Art has always been more than representation. Long before a painted bison resembled an animal, early Homo sapiens — already equipped with a stratified semiotic capacity — engaged in the gesture of pigmenting stone as an act of alignment: a way of bringing being into coherence through form. The traces left on cave walls, carved spirals at Newgrange, and sand drawings of Indigenous traditions were not depictions of a world already given. They were participations in its becoming.
To understand this, we can look at art through the same relational lens that Halliday applied to language. For Homo sapiens, what made communication transformative was not communication itself — many species communicate — but the stratification of the content plane into semantics and lexicogrammar. This architecture of meaning allowed a wording to realise both a congruent and a metaphorical meaning at once: a junctional relation in which one meaning stands for another. The effect was revolutionary. Metaphor expanded the semantic potential of language by allowing meanings to stand for meanings — a reflexive fold within the system.
The emergence of art was a parallel innovation along the expressive side of the semiotic continuum. It arose when image, gesture, and mark, already grounded in stratified Homo sapiens semiotic capacity, became symbolic construals — forms through which relations could be seen and felt as relations. These early works were not mere extensions of action or ritual participation; they were reflexive acts, letting form itself stand for the act of construal. In this sense, the earliest art was already metaphorical: not in depicting one thing as another, but in making visible the relational folds through which human experience could be organised and apprehended.
This systemic leap — the same that made language possible — brought a new domain of reflexivity. With language came the capacity to mean about meaning; with art came the capacity to see seeing itself. Both opened a new realm of experience: not just life lived, but life imaged, said, re-membered, and imagined.
From this point on, art became the evolving mirror of construal — a record of how the human collective has understood, and re-understood, its own participation in being. Each phase of art history is not merely a stylistic shift, but a transformation in the ontology of meaning itself: what could be construed, and how construal could be experienced.

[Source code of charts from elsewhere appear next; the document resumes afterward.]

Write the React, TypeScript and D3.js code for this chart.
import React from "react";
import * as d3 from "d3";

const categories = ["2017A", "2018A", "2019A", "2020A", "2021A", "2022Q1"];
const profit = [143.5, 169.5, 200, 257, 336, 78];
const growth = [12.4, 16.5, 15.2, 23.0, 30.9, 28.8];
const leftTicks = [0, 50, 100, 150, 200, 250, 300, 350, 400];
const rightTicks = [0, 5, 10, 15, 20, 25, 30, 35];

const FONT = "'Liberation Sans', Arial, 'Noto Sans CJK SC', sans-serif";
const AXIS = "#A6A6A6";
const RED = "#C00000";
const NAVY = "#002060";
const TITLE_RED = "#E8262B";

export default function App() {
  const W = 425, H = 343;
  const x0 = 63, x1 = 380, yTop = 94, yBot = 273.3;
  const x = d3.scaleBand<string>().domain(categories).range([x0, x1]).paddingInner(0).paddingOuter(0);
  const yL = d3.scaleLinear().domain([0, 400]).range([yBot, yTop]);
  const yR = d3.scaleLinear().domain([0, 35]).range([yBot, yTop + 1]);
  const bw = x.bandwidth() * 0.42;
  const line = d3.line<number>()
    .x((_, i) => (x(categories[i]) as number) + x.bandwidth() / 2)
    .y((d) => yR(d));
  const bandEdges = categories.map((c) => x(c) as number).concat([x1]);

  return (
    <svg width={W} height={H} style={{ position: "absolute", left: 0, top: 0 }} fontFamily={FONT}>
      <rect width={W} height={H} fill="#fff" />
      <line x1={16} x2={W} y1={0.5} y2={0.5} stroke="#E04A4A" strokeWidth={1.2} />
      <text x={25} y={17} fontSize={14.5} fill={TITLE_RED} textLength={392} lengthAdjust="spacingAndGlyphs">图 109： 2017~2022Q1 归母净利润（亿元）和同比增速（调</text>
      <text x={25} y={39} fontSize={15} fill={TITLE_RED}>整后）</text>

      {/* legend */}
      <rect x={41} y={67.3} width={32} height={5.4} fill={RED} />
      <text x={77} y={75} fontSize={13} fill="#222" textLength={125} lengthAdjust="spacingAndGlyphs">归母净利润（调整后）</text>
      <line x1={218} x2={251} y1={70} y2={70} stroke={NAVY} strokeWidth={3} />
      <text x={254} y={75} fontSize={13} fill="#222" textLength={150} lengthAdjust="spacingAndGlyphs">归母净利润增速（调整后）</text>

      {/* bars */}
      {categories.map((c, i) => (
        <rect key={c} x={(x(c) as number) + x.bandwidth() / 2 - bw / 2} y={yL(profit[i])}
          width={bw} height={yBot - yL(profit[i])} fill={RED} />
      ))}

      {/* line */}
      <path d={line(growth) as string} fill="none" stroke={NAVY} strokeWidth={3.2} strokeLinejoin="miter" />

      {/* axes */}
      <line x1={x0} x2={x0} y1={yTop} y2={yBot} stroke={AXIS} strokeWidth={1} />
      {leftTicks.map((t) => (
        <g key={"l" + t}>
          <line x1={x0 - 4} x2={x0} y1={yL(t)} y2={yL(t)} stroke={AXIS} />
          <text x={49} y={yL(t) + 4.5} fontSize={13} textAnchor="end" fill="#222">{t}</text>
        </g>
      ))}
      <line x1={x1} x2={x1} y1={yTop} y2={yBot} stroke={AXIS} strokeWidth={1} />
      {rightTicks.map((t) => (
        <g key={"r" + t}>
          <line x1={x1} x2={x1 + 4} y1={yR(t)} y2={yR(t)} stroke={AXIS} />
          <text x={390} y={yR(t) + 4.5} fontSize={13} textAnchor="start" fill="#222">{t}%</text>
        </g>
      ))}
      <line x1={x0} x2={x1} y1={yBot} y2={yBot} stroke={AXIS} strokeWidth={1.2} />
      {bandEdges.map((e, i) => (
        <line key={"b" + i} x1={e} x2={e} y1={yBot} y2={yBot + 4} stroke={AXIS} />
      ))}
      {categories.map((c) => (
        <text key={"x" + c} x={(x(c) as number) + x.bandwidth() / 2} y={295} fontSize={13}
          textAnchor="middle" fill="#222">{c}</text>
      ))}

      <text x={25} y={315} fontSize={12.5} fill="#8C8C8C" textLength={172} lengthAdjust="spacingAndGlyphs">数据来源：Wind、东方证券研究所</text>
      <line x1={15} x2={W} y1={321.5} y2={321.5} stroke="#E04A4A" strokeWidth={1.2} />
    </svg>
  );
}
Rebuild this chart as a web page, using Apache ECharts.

This series traces that trajectory — from the participatory image of prehistoric art, through the representational order of classical realism, to the reflexive and distributed images of the digital age. In each case, we will ask two interdependent questions:
What made this phase possible? — the semiotic, social, and ontological conditions that enabled it.
What did this phase make possible? — the new kinds of meaning, subjectivity, and relation it unfolded.
In following this evolution, we do not chart the history of objects or styles, but the unfolding of symbolic consciousness itself — the reflexive image through which meaning becomes aware of its own becoming.